At one point, Phelps stepped out of the room to take a photo of Stanley on her call.
“I took a few and, after I’d been out there for a couple of minutes, sure enough, Nyx poked her head back out again and was kind of staring off into space … not even looking at me,” Phelps said. “Usually she’s just like, ‘Take my picture.’ Smile, smile, smile at me all the time.”
But this time was different. Phelps said she could tell Nyx was intently listening to what her mom was saying.
“And I don’t know that Kryslyn was even aware that her daughter was at the door listening, because she was so involved in this emotional phone call,” she said. “I don’t even know if Kryslyn realized that I had stepped out at that point. She was so caught in that moment.”
Within a few minutes, the 4-year-old was back inside the room.
One of those photos stayed with Phelps. It shows a barefoot Stanley seated on the concrete hallway floor just outside the motel room, cellphone in her left hand, cigarette in her right. She appears to be deep in a conversation. The bruising under her left eye is black. A foot or two away is Nyx’s frame in the doorway. The little girl stares ahead.
“I knew when I took it that it was powerful because it was affecting me in that moment,” Phelps said. “It was hard to be in that moment, taking that picture, because I could see both mom and daughter were just kind of caught up in this moment.”
In her mind, Phelps connected Stanley’s words on the call to the look on Nyx’s face.
“I knew it was a really powerful moment, and I was just hoping that I captured it well to be able to relate that to viewers — what that was like for both Kryslyn and Nyx,” she said. “And when I got home and went through my take, I was pretty sure I’d captured it. It … just took me right back to that moment. I still have a hard time looking at a lot of these photos.”
That photo — along with others that make up more of Phelp’s work for the Express-News — led to her being named the 2023 Photojournalist of the Year, Small Market, by the National Press Photographers Association. Before Phelps moved to San Antonio two years ago, she produced award-winning work at the Newark Advocate in Newark, Ohio. Phelps recalled her first year in San Antonio as one spent getting to know sources, figuring out a new city and learning how to tell stories there. “So to be able to have won in my second year, it’s just crazy,” she said. “Like, I can’t believe it.”

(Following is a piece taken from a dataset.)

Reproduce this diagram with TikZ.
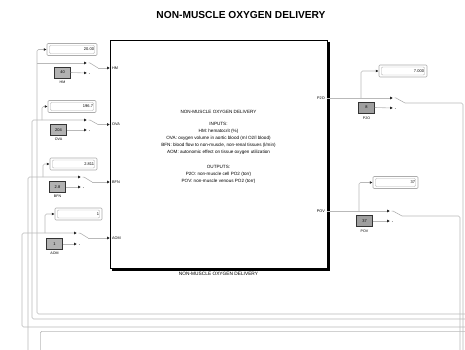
\documentclass[tikz,border=0pt]{standalone}
\usepackage{fontspec}
\setmainfont{Liberation Sans}
\usetikzlibrary{arrows.meta,shadows}
\begin{document}
\begin{tikzpicture}[x=1pt,y=-1pt,
  sig/.style={draw=gray!55, line width=0.6pt, rounded corners=1.5pt},
  arr/.style={sig, -{Latex[length=2.8pt,width=2.8pt,color=black!85]}},
  lever/.style={draw=gray!70, line width=0.5pt},
  disp/.style={draw=gray!65, line width=0.6pt, rounded corners=1pt, fill=white,
    minimum height=12pt, inner sep=0pt, align=right,
    font=\fontsize{4}{4}\selectfont,
    path picture={\draw[gray!60, line width=0.4pt]
      ([shift={(2.5pt,-2pt)}]path picture bounding box.north west) rectangle
      ([shift={(-2.5pt,2pt)}]path picture bounding box.south east);}},
  const/.style={draw=gray!40!black, fill=gray!60, line width=0.5pt,
    minimum width=16pt, minimum height=11pt, inner sep=0pt,
    font=\fontsize{4}{4}\selectfont,
    drop shadow={shadow xshift=0.8pt, shadow yshift=-0.8pt, fill=gray!75, opacity=1}},
  blab/.style={font=\fontsize{3.6}{4}\selectfont, inner sep=0pt},
  plab/.style={font=\fontsize{3.8}{4}\selectfont, inner sep=0pt},
  itxt/.style={font=\fontsize{4.6}{5}\selectfont, inner sep=0pt},
]
\useasboundingbox (0,0) rectangle (465,350);
\clip (0,0) rectangle (465,350);

% title
\node[font=\bfseries\fontsize{10.2}{11}\selectfont, inner sep=0pt] (title) at (241,15) {NON-MUSCLE OXYGEN DELIVERY};

% main subsystem
\node[draw=black, line width=0.8pt, fill=white, minimum width=217pt, minimum height=228pt, inner sep=0pt] (nm) at (218.5,154) {};
\draw[line width=2pt, black] ([xshift=1.2pt,yshift=-2pt]nm.north east) -- ([xshift=1.2pt,yshift=-1.2pt]nm.south east) -- ([xshift=2pt,yshift=-1.2pt]nm.south west);
\node[font=\fontsize{4.8}{5}\selectfont, inner sep=0pt] (nmname) at (218.5,274) {NON-MUSCLE OXYGEN DELIVERY};

\node[itxt] (t0) at (218.5,112) {NON-MUSCLE OXYGEN DELIVERY};
\node[itxt] (t1) at (218.5,124) {INPUTS:};
\node[itxt] (t2) at (218.5,131) {HM: hematocrit (\%)};
\node[itxt] (t3) at (218.5,138) {OVA: oxygen volume in aortic blood (ml O2/l blood)};
\node[itxt] (t4) at (218.5,145) {BFN: blood flow to non-muscle, non-renal tissues (l/min)};
\node[itxt] (t5) at (218.5,152) {AOM: autonomic effect on tissue oxygen utilization};
\node[itxt] (t6) at (218.5,167) {OUTPUTS:};
\node[itxt] (t7) at (218.5,174) {P2O: non-muscle cell PO2 (torr)};
\node[itxt] (t8) at (218.5,181) {POV: non-muscle venous PO2 (torr)};

% ports
\coordinate (pHM) at (110,68);
\coordinate (pOVA) at (110,124.5);
\coordinate (pBFN) at (110,182);
\coordinate (pAOM) at (110,238);
\coordinate (pP2O) at (327,98);
\coordinate (pPOV) at (327,211);
\node[plab, anchor=west] (lHM) at (112,68) {HM};
\node[plab, anchor=west] (lOVA) at (112,124.5) {OVA};
\node[plab, anchor=west] (lBFN) at (112,182) {BFN};
\node[plab, anchor=west] (lAOM) at (112,238) {AOM};
\node[plab, anchor=east] (lP2O) at (325,98) {P2O};
\node[plab, anchor=east] (lPOV) at (325,211) {POV};

% ---------- left inputs ----------
\node[disp, minimum width=50pt, text width=44pt] (dHM) at (72,49.5) {20.00};
\node[disp, minimum width=48pt, text width=42pt] (dOVA) at (72,106.5) {196.7};
\node[disp, minimum width=47pt, text width=41pt] (dBFN) at (73.5,164) {2.811};
\node[disp, minimum width=47pt, text width=41pt] (dAOM) at (78.5,214) {1};
\node[const] (cHM) at (62.5,72.5) {40};
\node[blab] (ncHM) at (62.5,82) {HM};
\node[const] (cOVA) at (58.5,130) {204};
\node[blab] (ncOVA) at (58.5,139.5) {OVA};
\node[const] (cBFN) at (57.5,187) {2.8};
\node[blab] (ncBFN) at (57.5,196.5) {BFN};
\node[const] (cAOM) at (54.5,244) {1};
\node[blab] (ncAOM) at (54.5,253.5) {AOM};

\coordinate (sHMa) at (87,63);   \coordinate (sHMb) at (87,73);   \coordinate (sHMo) at (98,68);
\coordinate (sOVAa) at (87,120); \coordinate (sOVAb) at (87,130); \coordinate (sOVAo) at (98,124.5);
\coordinate (sBFNa) at (81,177); \coordinate (sBFNb) at (81,187); \coordinate (sBFNo) at (92,182);
\coordinate (sAOMa) at (77,233); \coordinate (sAOMb) at (77,244); \coordinate (sAOMo) at (88,238);

\coordinate (srcHM) at (470,314);
\coordinate (srcOVA) at (470,319);
\coordinate (srcBFN) at (28,360);
\coordinate (srcAOM) at (470,327);
\coordinate (bHM) at (37,63);
\coordinate (bOVA) at (32,120);
\coordinate (bOVA2) at (42,120);
\coordinate (bBFN) at (28,177);
\coordinate (bBFN2) at (43,177);
\coordinate (bAOM) at (22,233);
\coordinate (bAOM2) at (45,233);

\draw[arr] (srcHM) -| (bHM) |- (dHM.west);
\draw[arr] (bHM) -- (sHMa);
\draw[arr] (cHM.east) -- (sHMb);

\draw[arr] (srcOVA) -| (bOVA) -- (sOVAa);
\draw[arr] (bOVA2) |- (dOVA.west);
\draw[arr] (cOVA.east) -- (sOVAb);

\draw[arr] (srcBFN) -- (bBFN) -- (sBFNa);
\draw[arr] (bBFN2) |- (dBFN.west);
\draw[arr] (cBFN.east) -- (sBFNb);

\draw[arr] (srcAOM) -| (bAOM) -- (sAOMa);
\draw[arr] (bAOM2) |- (dAOM.west);
\draw[arr] (cAOM.east) -- (sAOMb);

\foreach \s in {HM,OVA,BFN,AOM}{
  \draw[lever] ([xshift=1.5pt]s\s a) -- ([xshift=3pt]s\s a) -- (s\s o);
  \draw[lever] ([xshift=1.5pt]s\s b) -- ([xshift=3pt]s\s b);
}
\draw[arr] (sHMo) -- (pHM);
\draw[arr] (sOVAo) -- (pOVA);
\draw[arr] (sBFNo) -- (pBFN);
\draw[arr] (sAOMo) -- (pAOM);

% ---------- right outputs ----------
\node[disp, minimum width=48pt, text width=42pt] (dP2O) at (403,71) {7.000};
\node[disp, minimum width=45pt, text width=39pt] (dPOV) at (395.5,182.5) {37};
\node[const, fill=gray!75] (cP2O) at (366.5,107.5) {8};
\node[blab] (ncP2O) at (366.5,118) {P2O};
\node[const, fill=gray!75] (cPOV) at (364.5,221) {37};
\node[blab] (ncPOV) at (364.5,231.5) {POV};

\coordinate (sP2Oa) at (393,98);  \coordinate (sP2Ob) at (393,108); \coordinate (sP2Oo) at (405,103);
\coordinate (sPOVa) at (390,211); \coordinate (sPOVb) at (390,221); \coordinate (sPOVo) at (402,216);
\coordinate (bP2O) at (361,98);
\coordinate (bPOV) at (359,211);
\coordinate (oP2O) at (463,360);
\coordinate (oPOV) at (460,360);

\draw[arr] (pP2O) -- (sP2Oa);
\draw[arr] (bP2O) |- (dP2O.west);
\draw[arr] (cP2O.east) -- (sP2Ob);
\draw[arr] (pPOV) -- (sPOVa);
\draw[arr] (bPOV) |- (dPOV.west);
\draw[arr] (cPOV.east) -- (sPOVb);
\foreach \s in {P2O,POV}{
  \draw[lever] ([xshift=1.5pt]s\s a) -- ([xshift=3pt]s\s a) -- (s\s o);
  \draw[lever] ([xshift=1.5pt]s\s b) -- ([xshift=3pt]s\s b);
}
\draw[sig] (sP2Oo) -| (oP2O);
\draw[sig] (sPOVo) -| (oPOV);

% block below (partly visible)
\node[draw=gray!55, line width=0.6pt, rounded corners=1.5pt, minimum width=440pt, minimum height=60pt,
  anchor=north west, inner sep=0pt] (lowblk) at (40,331) {};
\end{tikzpicture}
\end{document}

As Phelps helped cover the story of the Seven Oaks tenants’ complaints about the conditions at the apartment complex, the photojournalist said she found herself getting closer to Stanley. After the black eye, Stanley decided to leave. When Phelps went to see her again, she saw how the now-single mother was struggling. There was a moment when Nyx was having a meltdown while Stanley was trying to get ready. Phelps asked Stanley, “Are you OK if I document your story?”
Phelps said Stanley thought about it for a minute.
“You could see all the gears working,” the photojournalist recalled of that moment.
Stanley agreed to allow Phelps to follow her. As of this week, the photojournalist is still documenting Stanley’s recovery from domestic abuse and her fight to get back on her feet for herself and her daughters.
Phelps said when news outlets cover domestic violence, it’s usually so far after the fact — after someone has already been killed by a partner. You’re photographing somebody not there, she explained, or it’s a year or two later — or a decade later and the person is talking about the violence. Those photographs are more portrait-based, she said.
“And because this was so raw, and it was right when it had happened, I knew it was a really good opportunity to show people the messiness of domestic violence and what it looks like: the physical scars of it, but also the emotional ones,” Phelps said. “Because both Nyx and Kryslyn are so emotive with their faces, I knew that it would not be easy to photograph, but the photographs would be very telling because of that.”
Phelps said she is glad the photo has had an effect on others and that it fosters more understanding and empathy. Domestic violence, she said, is not over once you leave a partner.
“There’s so many emotional scars that you have to get through. You have to pick yourself up and take care of your children every day, and that doesn’t always leave time to take care of yourself,” she said. “I’ve watched Kryslyn kind of spiral from all of this because she was so focused on her girls, that she couldn’t take care of herself. … It’s so frustrating to see so many people get away with this.”
When Phelps spoke with Poynter last week, she said her team was looking for a reporter to write an article to accompany her growing collection of photos. On Tuesday, she found out she’d be the one to tell the story.